This project introduces an analytical model designed to predict the execution times of GPU kernels for unknown problem sizes without actual execution. The model considers various metrics involved in launching kernels, including problem size, block size, and grid size configurations, enabling the prediction of expected execution times.
With the deceleration of Moore's Law and the attenuated progress in hardware technology, the imperative now lies in the development of efficient and parallel software to mitigate the scarcity in hardware capabilities. In recent years, the demand for processing vast amounts of data across diverse domains has attained paramount significance. A considerable focus has been directed towards advancements in Machine Learning and Deep Learning, necessitating intensive data computations. Simultaneously, the scientific domain has experienced a substantial surge in data collection methodologies, precipitating a necessity for intricate data calculations. Consequently, there has been an exponential surge in the utilization and evolution of Graphics Processing Units (GPUs).

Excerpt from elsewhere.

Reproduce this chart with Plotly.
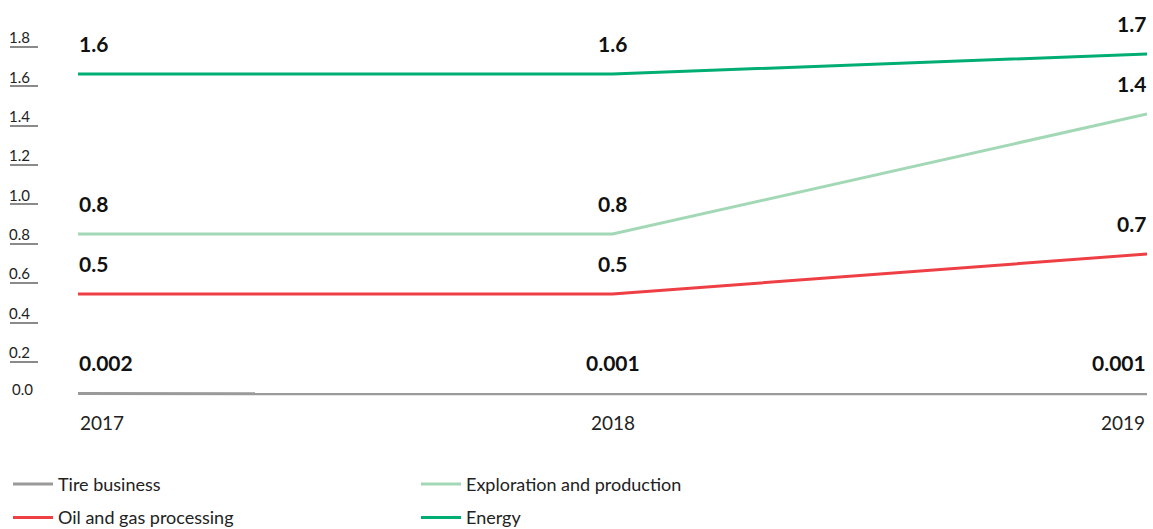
import plotly.graph_objects as go

# Data
years = [2017, 2018, 2019]
tire_business = [0.002, 0.001, 0.001]
exploration_production = [0.8, 0.8, 1.4]
oil_gas_processing = [0.5, 0.5, 0.7]
energy = [1.6, 1.6, 1.7]

tire_labels = ["0.002", "0.001", "0.001"]
ep_labels = ["0.8", "0.8", "1.4"]
oil_labels = ["0.5", "0.5", "0.7"]
energy_labels = ["1.6", "1.6", "1.7"]

y_ticks = [0.2, 0.4, 0.6, 0.8, 1.0, 1.2, 1.4, 1.6, 1.8]
y_tick_text = ["0.2", "0.4", "0.6", "0.8", "1.0", "1.2", "1.4", "1.6", "1.8"]

W, H = 1153, 529
FONT = "Lato"

series = [
    ("Tire business", tire_business, tire_labels, "#9a9a9a", "legend"),
    ("Exploration and production", exploration_production, ep_labels, "#a3d8b6", "legend2"),
    ("Oil and gas processing", oil_gas_processing, oil_labels, "#ee3f44", "legend"),
    ("Energy", energy, energy_labels, "#00ad72", "legend2"),
]

fig = go.Figure()
for name, vals, _, color, leg in series:
    fig.add_trace(go.Scatter(
        x=years, y=vals, name=name, mode="lines",
        line=dict(color=color, width=3),
        legend=leg, legendgroup=name, cliponaxis=False,
    ))

# Value labels above each point
anchors = ["left", "center", "right"]
for name, vals, labels, color, _ in series:
    for xi, yi, txt, anc in zip(years, vals, labels, anchors):
        fig.add_annotation(
            x=xi, y=yi, xref="x", yref="y", text=f"<b>{txt}</b>",
            showarrow=False, xanchor=anc, yanchor="middle", yshift=31,
            xshift=-1 if anc == "left" else (1 if anc == "right" else 0),
            font=dict(family=FONT, size=21, color="#111111"),
        )

# Year labels under the axis
for xi, anc in zip(years, anchors):
    fig.add_annotation(
        x=xi, y=0, xref="x", yref="y", text=str(xi), showarrow=False,
        xanchor=anc, yanchor="middle", yshift=-28,
        font=dict(family=FONT, size=19, color="#222222"),
    )

plot_left, plot_right = 78, 1147
axis_pos = 38 / W

legend_common = dict(
    y=-0.141, xanchor="left", yanchor="top",
    orientation="v", tracegroupgap=7, itemwidth=40,
    font=dict(family=FONT, size=18, color="#222222"),
    bgcolor="rgba(0,0,0,0)",
)

fig.update_layout(
    width=W, height=H,
    margin=dict(l=0, r=0, t=14, b=119, autoexpand=False),
    plot_bgcolor="white", paper_bgcolor="white",
    xaxis=dict(
        domain=[plot_left / W, plot_right / W], range=[2017, 2019],
        showgrid=False, zeroline=False, showticklabels=False, ticks="",
        showline=False,
    ),
    yaxis=dict(
        range=[-0.08, 1.9], anchor="free", position=axis_pos,
        showgrid=False, zeroline=False, showline=False,
        tickvals=[0.0], ticktext=["0.0"], ticks="",
        ticklabelstandoff=5, ticklabelshift=-4,
        tickfont=dict(family=FONT, size=15, color="#222222"),
    ),
    yaxis2=dict(
        overlaying="y", anchor="free", position=axis_pos, side="left",
        range=[-0.0437, 1.967],
        showgrid=False, zeroline=False, showline=False,
        tickvals=y_ticks, ticktext=y_tick_text,
        ticks="outside", ticklen=28, tickwidth=1.5, tickcolor="#8a8a8a",
        ticklabelstandoff=-23, ticklabelshift=-9,
        tickfont=dict(family=FONT, size=15, color="#222222"),
    ),
    legend=dict(x=8 / W, **legend_common),
    legend2=dict(x=416 / W, **legend_common),
)

# Empty trace binds yaxis2 so the labelled scale is drawn
fig.add_trace(go.Scatter(x=[], y=[], yaxis="y2", showlegend=False, hoverinfo="skip"))

fig.write_html("out.html")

While Central Processing Units (CPUs) were hitherto the benchmark for diverse computations, their inherent limitations in handling massive parallel applications have paved the way for General Purpose GPUs (GPGPUs). GPU applications are now pervasive and find application across various domains, yielding unprecedented performance enhancements and significant cost reductions due to GPUs' superior power efficiency per computation compared to CPUs.
Nevertheless, the development of GPU code is a non-trivial undertaking. Software developers, accustomed to learning algorithms and general software development in a sequential manner, must invest time and effort in transitioning to parallel thinking. Consequently, planning and developing massively parallel GPU code entail substantial cost implications. Furthermore, GPUs are applicable only to specific problem types that exhibit notable characteristics conducive to parallelization.
Identifying a problem suitable for GPU utilization raises questions regarding the potential performance improvement compared to traditional CPU execution without parallelism. Thus, predicting the performance of GPU code (analogous to kernels on GPUs) becomes crucial in quantifying potential enhancements resulting from the parallelization of software for GPUs. This report introduces an analytical model designed to predict the execution times of GPU kernels for unknown problem sizes without actual execution. The model considers various metrics involved in launching kernels, including problem size, block size, and grid size configurations, enabling the prediction of expected execution times. It is also shown that the prediction can be extended to different GPUs, considering their own hardware characteristics. Consequently, the model instills a degree of confidence without necessitating an in-depth understanding of kernel intricacies, their functionality, or how they scale with increasing problem sizes. The model automates this process, providing a streamlined approach to performance prediction. For the simplicity of the model, it offers adequate prediction accuracy and provides good scope for future expansion to consider more niche parameters affecting all kinds of kernels and subsequently their performance.